- Written problem -
Write out the material exactly. Do not include the pictures.
--
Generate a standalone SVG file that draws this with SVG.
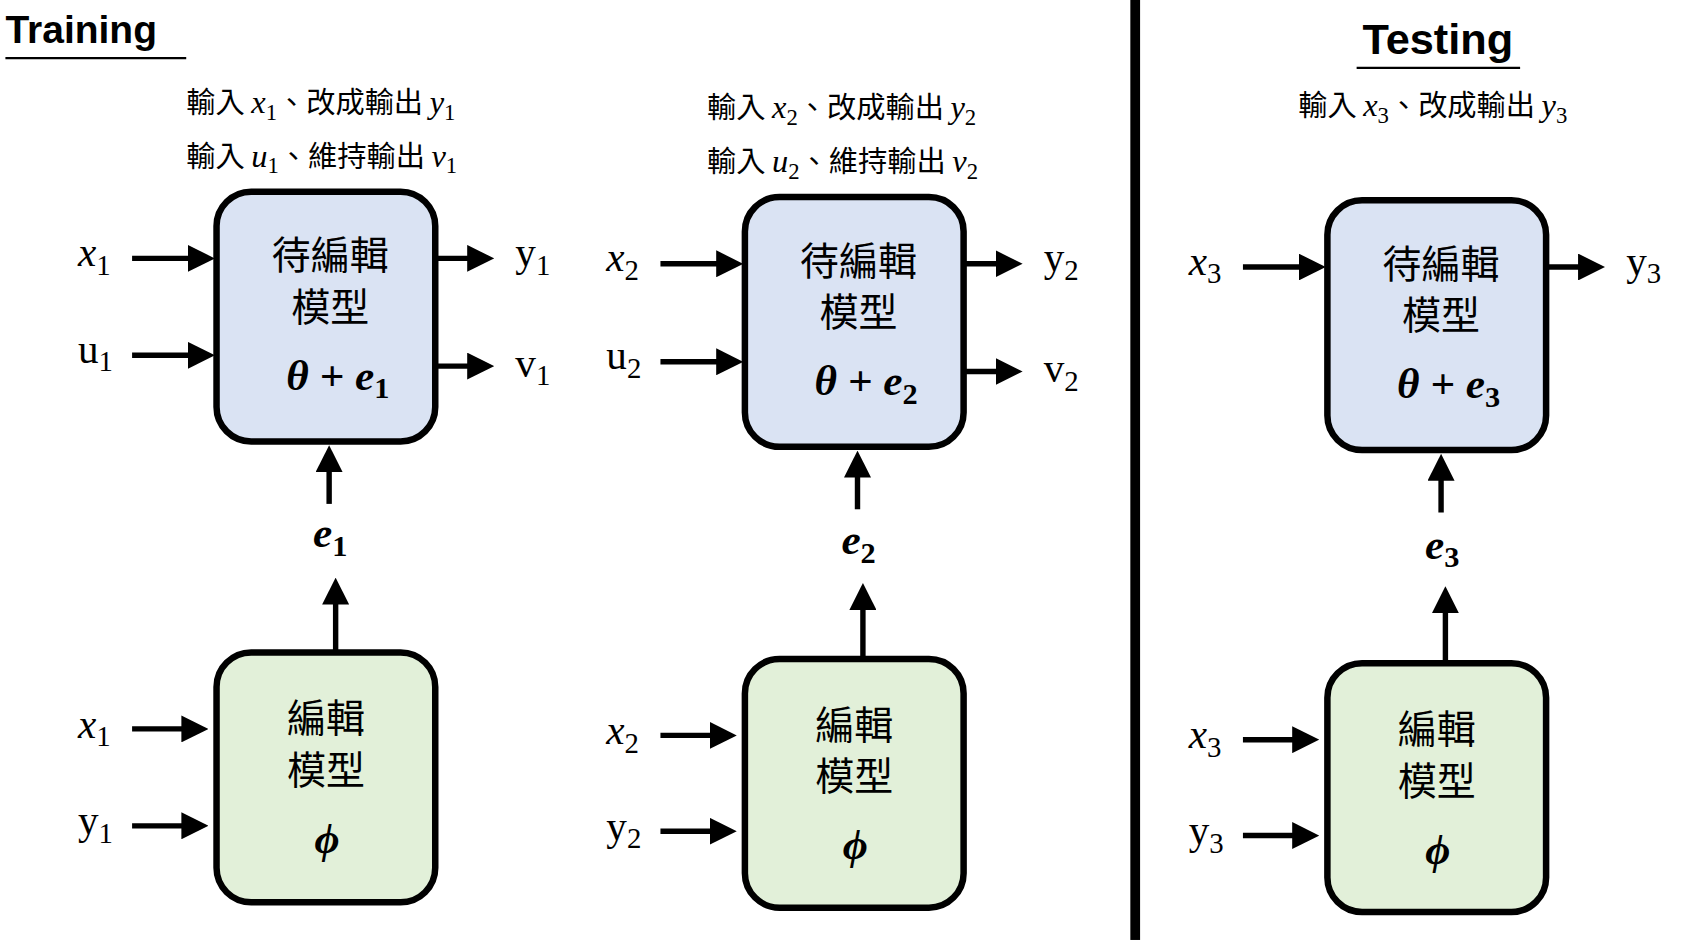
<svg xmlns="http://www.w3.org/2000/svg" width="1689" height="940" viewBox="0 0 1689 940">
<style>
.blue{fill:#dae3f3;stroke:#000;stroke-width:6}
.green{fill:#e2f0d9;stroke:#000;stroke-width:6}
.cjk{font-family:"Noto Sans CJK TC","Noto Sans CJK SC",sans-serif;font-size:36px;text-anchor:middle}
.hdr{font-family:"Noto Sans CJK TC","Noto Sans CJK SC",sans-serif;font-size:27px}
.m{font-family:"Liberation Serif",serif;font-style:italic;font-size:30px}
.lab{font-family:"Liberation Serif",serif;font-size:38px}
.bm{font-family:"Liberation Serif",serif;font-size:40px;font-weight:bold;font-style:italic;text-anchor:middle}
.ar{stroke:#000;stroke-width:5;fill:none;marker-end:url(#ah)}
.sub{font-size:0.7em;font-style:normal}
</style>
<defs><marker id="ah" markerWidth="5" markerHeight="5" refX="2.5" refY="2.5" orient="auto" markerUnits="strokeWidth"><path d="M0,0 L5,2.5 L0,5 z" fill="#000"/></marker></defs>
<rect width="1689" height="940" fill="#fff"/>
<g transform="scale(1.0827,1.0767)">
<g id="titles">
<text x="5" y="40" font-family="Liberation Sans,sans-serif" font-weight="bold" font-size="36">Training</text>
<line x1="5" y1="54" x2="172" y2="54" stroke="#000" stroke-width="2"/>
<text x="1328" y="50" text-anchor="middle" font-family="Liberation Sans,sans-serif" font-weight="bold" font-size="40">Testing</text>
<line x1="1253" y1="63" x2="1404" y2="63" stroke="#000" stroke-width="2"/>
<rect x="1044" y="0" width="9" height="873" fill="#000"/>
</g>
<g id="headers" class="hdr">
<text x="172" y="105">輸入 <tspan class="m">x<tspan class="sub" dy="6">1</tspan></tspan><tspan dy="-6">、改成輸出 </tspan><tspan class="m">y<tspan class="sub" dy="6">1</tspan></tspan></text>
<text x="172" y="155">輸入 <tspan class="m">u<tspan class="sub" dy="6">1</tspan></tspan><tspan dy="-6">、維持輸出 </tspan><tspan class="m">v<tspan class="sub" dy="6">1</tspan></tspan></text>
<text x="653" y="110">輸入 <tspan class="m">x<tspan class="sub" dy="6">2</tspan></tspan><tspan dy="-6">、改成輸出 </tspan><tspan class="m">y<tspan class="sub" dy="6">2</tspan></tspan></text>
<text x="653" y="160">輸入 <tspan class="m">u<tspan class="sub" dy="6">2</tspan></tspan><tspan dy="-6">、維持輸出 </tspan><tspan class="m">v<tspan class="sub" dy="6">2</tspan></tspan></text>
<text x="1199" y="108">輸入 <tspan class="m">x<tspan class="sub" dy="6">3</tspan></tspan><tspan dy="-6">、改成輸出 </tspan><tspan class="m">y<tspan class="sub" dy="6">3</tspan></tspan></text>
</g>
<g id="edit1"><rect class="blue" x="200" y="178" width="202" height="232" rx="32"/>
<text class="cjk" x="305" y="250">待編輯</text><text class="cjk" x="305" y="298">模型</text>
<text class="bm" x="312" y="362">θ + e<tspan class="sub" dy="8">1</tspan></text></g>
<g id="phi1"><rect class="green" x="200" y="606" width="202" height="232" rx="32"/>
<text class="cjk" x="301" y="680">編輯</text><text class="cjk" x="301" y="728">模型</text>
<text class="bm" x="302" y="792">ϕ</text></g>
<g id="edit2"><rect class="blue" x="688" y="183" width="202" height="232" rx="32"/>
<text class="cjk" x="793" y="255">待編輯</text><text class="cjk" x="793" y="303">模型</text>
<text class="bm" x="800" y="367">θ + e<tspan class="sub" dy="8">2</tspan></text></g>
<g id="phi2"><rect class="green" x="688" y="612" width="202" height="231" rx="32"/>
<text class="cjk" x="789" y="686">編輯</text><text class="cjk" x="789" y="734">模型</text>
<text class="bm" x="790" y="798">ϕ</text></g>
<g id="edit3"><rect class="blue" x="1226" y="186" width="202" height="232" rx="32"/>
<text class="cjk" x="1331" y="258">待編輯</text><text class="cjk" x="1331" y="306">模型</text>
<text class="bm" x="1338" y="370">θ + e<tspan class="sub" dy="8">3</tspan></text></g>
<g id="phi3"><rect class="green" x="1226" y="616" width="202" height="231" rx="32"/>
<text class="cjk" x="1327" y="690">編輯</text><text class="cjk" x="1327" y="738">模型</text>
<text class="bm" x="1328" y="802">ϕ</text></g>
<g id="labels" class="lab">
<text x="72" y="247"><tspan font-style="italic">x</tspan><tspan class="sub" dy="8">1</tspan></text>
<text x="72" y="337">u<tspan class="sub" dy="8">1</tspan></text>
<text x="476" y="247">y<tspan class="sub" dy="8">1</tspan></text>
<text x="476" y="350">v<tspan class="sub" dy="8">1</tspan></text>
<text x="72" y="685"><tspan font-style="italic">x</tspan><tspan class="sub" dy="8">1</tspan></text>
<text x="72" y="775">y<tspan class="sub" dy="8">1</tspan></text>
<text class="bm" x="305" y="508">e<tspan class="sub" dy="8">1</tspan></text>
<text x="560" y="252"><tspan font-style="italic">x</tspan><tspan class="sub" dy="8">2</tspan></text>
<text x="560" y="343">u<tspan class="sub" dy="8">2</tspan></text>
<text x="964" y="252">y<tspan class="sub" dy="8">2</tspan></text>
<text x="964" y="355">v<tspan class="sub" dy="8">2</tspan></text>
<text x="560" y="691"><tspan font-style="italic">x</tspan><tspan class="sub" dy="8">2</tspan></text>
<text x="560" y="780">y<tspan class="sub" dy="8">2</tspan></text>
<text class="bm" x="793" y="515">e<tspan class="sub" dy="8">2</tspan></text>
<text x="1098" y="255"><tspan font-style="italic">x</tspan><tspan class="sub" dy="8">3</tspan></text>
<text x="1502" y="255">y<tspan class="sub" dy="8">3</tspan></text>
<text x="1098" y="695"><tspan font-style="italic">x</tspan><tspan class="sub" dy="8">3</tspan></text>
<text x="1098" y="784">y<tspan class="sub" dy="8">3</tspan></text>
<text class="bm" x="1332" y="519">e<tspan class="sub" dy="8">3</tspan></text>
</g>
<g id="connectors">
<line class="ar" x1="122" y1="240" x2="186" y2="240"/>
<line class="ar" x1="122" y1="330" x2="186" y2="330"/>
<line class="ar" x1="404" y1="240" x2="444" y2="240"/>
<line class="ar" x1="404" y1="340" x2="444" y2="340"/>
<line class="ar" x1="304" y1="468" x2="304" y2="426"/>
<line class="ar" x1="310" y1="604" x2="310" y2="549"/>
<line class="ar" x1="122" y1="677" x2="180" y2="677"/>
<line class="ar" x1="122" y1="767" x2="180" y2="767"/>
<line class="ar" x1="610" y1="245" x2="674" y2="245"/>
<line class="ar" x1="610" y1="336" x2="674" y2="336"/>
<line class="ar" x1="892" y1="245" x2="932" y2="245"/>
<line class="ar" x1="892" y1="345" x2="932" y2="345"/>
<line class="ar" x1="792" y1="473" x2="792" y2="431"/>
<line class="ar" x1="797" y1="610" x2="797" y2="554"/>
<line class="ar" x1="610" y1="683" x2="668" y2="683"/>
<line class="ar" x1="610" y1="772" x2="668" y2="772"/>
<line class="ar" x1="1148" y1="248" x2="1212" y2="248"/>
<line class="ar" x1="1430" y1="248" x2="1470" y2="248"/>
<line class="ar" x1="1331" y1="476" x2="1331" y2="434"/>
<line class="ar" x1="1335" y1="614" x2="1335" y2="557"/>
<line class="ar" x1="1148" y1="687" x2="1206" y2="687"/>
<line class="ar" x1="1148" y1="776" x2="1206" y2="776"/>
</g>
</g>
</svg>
--
- Completed task -
Generate a standalone SVG file that draws this with SVG.
<svg xmlns="http://www.w3.org/2000/svg" width="1689" height="940" viewBox="0 0 1689 940">
<style>
.blue{fill:#dae3f3;stroke:#000;stroke-width:6}
.green{fill:#e2f0d9;stroke:#000;stroke-width:6}
.cjk{font-family:"Noto Sans CJK TC","Noto Sans CJK SC",sans-serif;font-size:36px;text-anchor:middle}
.hdr{font-family:"Noto Sans CJK TC","Noto Sans CJK SC",sans-serif;font-size:27px}
.m{font-family:"Liberation Serif",serif;font-style:italic;font-size:30px}
.lab{font-family:"Liberation Serif",serif;font-size:38px}
.bm{font-family:"Liberation Serif",serif;font-size:40px;font-weight:bold;font-style:italic;text-anchor:middle}
.ar{stroke:#000;stroke-width:5;fill:none;marker-end:url(#ah)}
.sub{font-size:0.7em;font-style:normal}
</style>
<defs><marker id="ah" markerWidth="5" markerHeight="5" refX="2.5" refY="2.5" orient="auto" markerUnits="strokeWidth"><path d="M0,0 L5,2.5 L0,5 z" fill="#000"/></marker></defs>
<rect width="1689" height="940" fill="#fff"/>
<g transform="scale(1.0827,1.0767)">
<g id="titles">
<text x="5" y="40" font-family="Liberation Sans,sans-serif" font-weight="bold" font-size="36">Training</text>
<line x1="5" y1="54" x2="172" y2="54" stroke="#000" stroke-width="2"/>
<text x="1328" y="50" text-anchor="middle" font-family="Liberation Sans,sans-serif" font-weight="bold" font-size="40">Testing</text>
<line x1="1253" y1="63" x2="1404" y2="63" stroke="#000" stroke-width="2"/>
<rect x="1044" y="0" width="9" height="873" fill="#000"/>
</g>
<g id="headers" class="hdr">
<text x="172" y="105">輸入 <tspan class="m">x<tspan class="sub" dy="6">1</tspan></tspan><tspan dy="-6">、改成輸出 </tspan><tspan class="m">y<tspan class="sub" dy="6">1</tspan></tspan></text>
<text x="172" y="155">輸入 <tspan class="m">u<tspan class="sub" dy="6">1</tspan></tspan><tspan dy="-6">、維持輸出 </tspan><tspan class="m">v<tspan class="sub" dy="6">1</tspan></tspan></text>
<text x="653" y="110">輸入 <tspan class="m">x<tspan class="sub" dy="6">2</tspan></tspan><tspan dy="-6">、改成輸出 </tspan><tspan class="m">y<tspan class="sub" dy="6">2</tspan></tspan></text>
<text x="653" y="160">輸入 <tspan class="m">u<tspan class="sub" dy="6">2</tspan></tspan><tspan dy="-6">、維持輸出 </tspan><tspan class="m">v<tspan class="sub" dy="6">2</tspan></tspan></text>
<text x="1199" y="108">輸入 <tspan class="m">x<tspan class="sub" dy="6">3</tspan></tspan><tspan dy="-6">、改成輸出 </tspan><tspan class="m">y<tspan class="sub" dy="6">3</tspan></tspan></text>
</g>
<g id="edit1"><rect class="blue" x="200" y="178" width="202" height="232" rx="32"/>
<text class="cjk" x="305" y="250">待編輯</text><text class="cjk" x="305" y="298">模型</text>
<text class="bm" x="312" y="362">θ + e<tspan class="sub" dy="8">1</tspan></text></g>
<g id="phi1"><rect class="green" x="200" y="606" width="202" height="232" rx="32"/>
<text class="cjk" x="301" y="680">編輯</text><text class="cjk" x="301" y="728">模型</text>
<text class="bm" x="302" y="792">ϕ</text></g>
<g id="edit2"><rect class="blue" x="688" y="183" width="202" height="232" rx="32"/>
<text class="cjk" x="793" y="255">待編輯</text><text class="cjk" x="793" y="303">模型</text>
<text class="bm" x="800" y="367">θ + e<tspan class="sub" dy="8">2</tspan></text></g>
<g id="phi2"><rect class="green" x="688" y="612" width="202" height="231" rx="32"/>
<text class="cjk" x="789" y="686">編輯</text><text class="cjk" x="789" y="734">模型</text>
<text class="bm" x="790" y="798">ϕ</text></g>
<g id="edit3"><rect class="blue" x="1226" y="186" width="202" height="232" rx="32"/>
<text class="cjk" x="1331" y="258">待編輯</text><text class="cjk" x="1331" y="306">模型</text>
<text class="bm" x="1338" y="370">θ + e<tspan class="sub" dy="8">3</tspan></text></g>
<g id="phi3"><rect class="green" x="1226" y="616" width="202" height="231" rx="32"/>
<text class="cjk" x="1327" y="690">編輯</text><text class="cjk" x="1327" y="738">模型</text>
<text class="bm" x="1328" y="802">ϕ</text></g>
<g id="labels" class="lab">
<text x="72" y="247"><tspan font-style="italic">x</tspan><tspan class="sub" dy="8">1</tspan></text>
<text x="72" y="337">u<tspan class="sub" dy="8">1</tspan></text>
<text x="476" y="247">y<tspan class="sub" dy="8">1</tspan></text>
<text x="476" y="350">v<tspan class="sub" dy="8">1</tspan></text>
<text x="72" y="685"><tspan font-style="italic">x</tspan><tspan class="sub" dy="8">1</tspan></text>
<text x="72" y="775">y<tspan class="sub" dy="8">1</tspan></text>
<text class="bm" x="305" y="508">e<tspan class="sub" dy="8">1</tspan></text>
<text x="560" y="252"><tspan font-style="italic">x</tspan><tspan class="sub" dy="8">2</tspan></text>
<text x="560" y="343">u<tspan class="sub" dy="8">2</tspan></text>
<text x="964" y="252">y<tspan class="sub" dy="8">2</tspan></text>
<text x="964" y="355">v<tspan class="sub" dy="8">2</tspan></text>
<text x="560" y="691"><tspan font-style="italic">x</tspan><tspan class="sub" dy="8">2</tspan></text>
<text x="560" y="780">y<tspan class="sub" dy="8">2</tspan></text>
<text class="bm" x="793" y="515">e<tspan class="sub" dy="8">2</tspan></text>
<text x="1098" y="255"><tspan font-style="italic">x</tspan><tspan class="sub" dy="8">3</tspan></text>
<text x="1502" y="255">y<tspan class="sub" dy="8">3</tspan></text>
<text x="1098" y="695"><tspan font-style="italic">x</tspan><tspan class="sub" dy="8">3</tspan></text>
<text x="1098" y="784">y<tspan class="sub" dy="8">3</tspan></text>
<text class="bm" x="1332" y="519">e<tspan class="sub" dy="8">3</tspan></text>
</g>
<g id="connectors">
<line class="ar" x1="122" y1="240" x2="186" y2="240"/>
<line class="ar" x1="122" y1="330" x2="186" y2="330"/>
<line class="ar" x1="404" y1="240" x2="444" y2="240"/>
<line class="ar" x1="404" y1="340" x2="444" y2="340"/>
<line class="ar" x1="304" y1="468" x2="304" y2="426"/>
<line class="ar" x1="310" y1="604" x2="310" y2="549"/>
<line class="ar" x1="122" y1="677" x2="180" y2="677"/>
<line class="ar" x1="122" y1="767" x2="180" y2="767"/>
<line class="ar" x1="610" y1="245" x2="674" y2="245"/>
<line class="ar" x1="610" y1="336" x2="674" y2="336"/>
<line class="ar" x1="892" y1="245" x2="932" y2="245"/>
<line class="ar" x1="892" y1="345" x2="932" y2="345"/>
<line class="ar" x1="792" y1="473" x2="792" y2="431"/>
<line class="ar" x1="797" y1="610" x2="797" y2="554"/>
<line class="ar" x1="610" y1="683" x2="668" y2="683"/>
<line class="ar" x1="610" y1="772" x2="668" y2="772"/>
<line class="ar" x1="1148" y1="248" x2="1212" y2="248"/>
<line class="ar" x1="1430" y1="248" x2="1470" y2="248"/>
<line class="ar" x1="1331" y1="476" x2="1331" y2="434"/>
<line class="ar" x1="1335" y1="614" x2="1335" y2="557"/>
<line class="ar" x1="1148" y1="687" x2="1206" y2="687"/>
<line class="ar" x1="1148" y1="776" x2="1206" y2="776"/>
</g>
</g>
</svg>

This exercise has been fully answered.